Creation Care in Local Churches
Resources may include the monthly newsletter, website, and Creation Justice Tips from the United Methodist Creation Justice Movement (umcreationjustice.org) and the attached listing of examples from “What Churches Are Doing” in addition to others from the general church.
Mentors may choose to use the SMARTIE planning tool below in addition to their own skills and tools.
What Churches Are Doing
This listing is to encourage green teams with ideas of what a church can do, to give the group a starting point. It is not exhaustive. The gifts and graces of the team members and the local context, needs, and opportunities will be the ultimate inspiration for what they can do.

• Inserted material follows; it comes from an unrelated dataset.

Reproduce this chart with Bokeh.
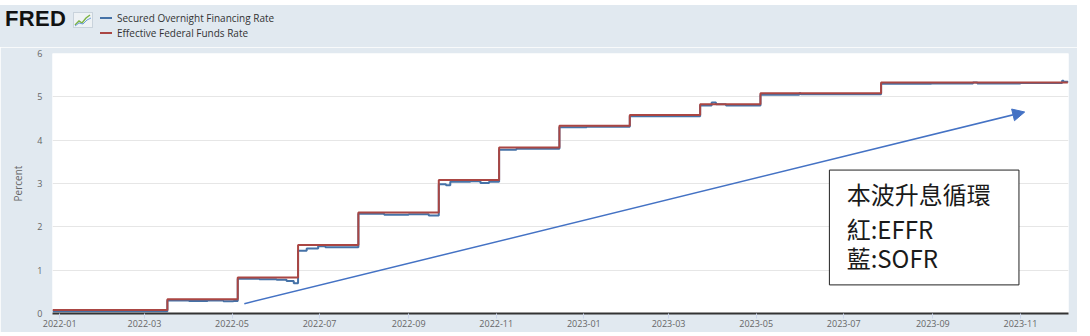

The resolution identifies four areas for action led by a green team:
Worship—celebrating God’s grace, glory, and beauty in creation and connecting creation care and justice to the scriptural call to love God and neighbor
Education—opportunities held within and for the congregation and/or community, related to some aspect of creation care and justice
Practices—positive changes in the church’s life and/or to the church building or grounds
Advocacy—speaking up for change in systems that perpetuate injustice and harm to creation and communities either locally, regionally, nationally, or globally
Some of these examples incorporate more than one of the four areas.
Worshiping
Educating
Practicing
Speaking Up
SMARTIE Goals
This example relates to the resolution itself. Below is an additional example of how one church used this SMARTIE Goals worksheet in their planning.
Specific | Be as precise as possible. The resolution calls for the formation or strengthening of a green team in each church. |
Measurable | What of it can you quantify? Did the team form? Did the team provide at least one action in each of the three areas: Education, Practice, Advocacy? |
Attainable | Is it possible? With the creativity of the local team, plus the attached compilation of what other churches are doing, identifying and carrying out some level of action is possible. |
Relevant | Is it closely tied to your mission? Even the simplest action (“low hanging fruit”) is important for educating, inspiring, and empowering people to care and do something to make a better world and to take additional steps. |
Time-limited | Put a date on it! Each church is to report annually so that stories can be shared and celebrated at the annual conference to generate enthusiasm and more action. |
Inclusive | Is anyone left out? The team may or may not include children and youth, but the team can be intentional about choosing actions that educate and empower the next generation. |
Equitable | Are the actions and consequences just? As the team plans, they will want to ask this question to assure that they are not unwittingly perpetuating or inflicting injustice. |
SMART Goals have been around for several years, and sometimes other words are used, for example Strategic, Ambitious, Realistic. You are free to use whatever wording fits your situation. SMARTIE goals, adding Inclusive and Equitable to the planning, is an exciting move forward! For more information: https://www.managementcenter.org/resources/smart-to-smartie-embeded-inclusion-equity-goals/
SMARTIE Goals
This example comes from a local church’s planning for starting a new Green Team.
Specific | Be as precise as possible. To create a green team at our church and start off with an action that raises awareness and generates excitement for creation care |
Measurable | What of it can you quantify? At least 3 persons committed to forming a team At least 1 event/action planned |
Attainable | Is it a goal that can be reached? The congregation has 250 members; many have planning skills. |
Relevant | Is it closely tied to your mission? The overarching mission is to help the congregation see that creation care/justice is tied to our faith and a calling that all can respond to. A leadership team is necessary. |
Time-limited | Put a date on it! Form a green team ASAP. Make Earth Day Sunday the kickoff event. |
Inclusive | Is anyone left out? Issue the invitation to be part of the green team to the whole congregation. Make a specific effort to find ways youth can participate. |
Equitable | Are the actions and consequences just? That question will need to be part of our planning for each action. |
RESULTS: Eleven people from Central UMC in Albuquerque, NM, responded to the invitation from Dodie Hawkins, who spoke at a “mission moment” during worship. On Earth Day Sunday the new Green Team members were commissioned and blessed during the service. As people left the sanctuary, Green Team members gave out reusable shopping bags as a visible reminder of the church’s commitment to creation care and a way for everyone to be good stewards in their daily life.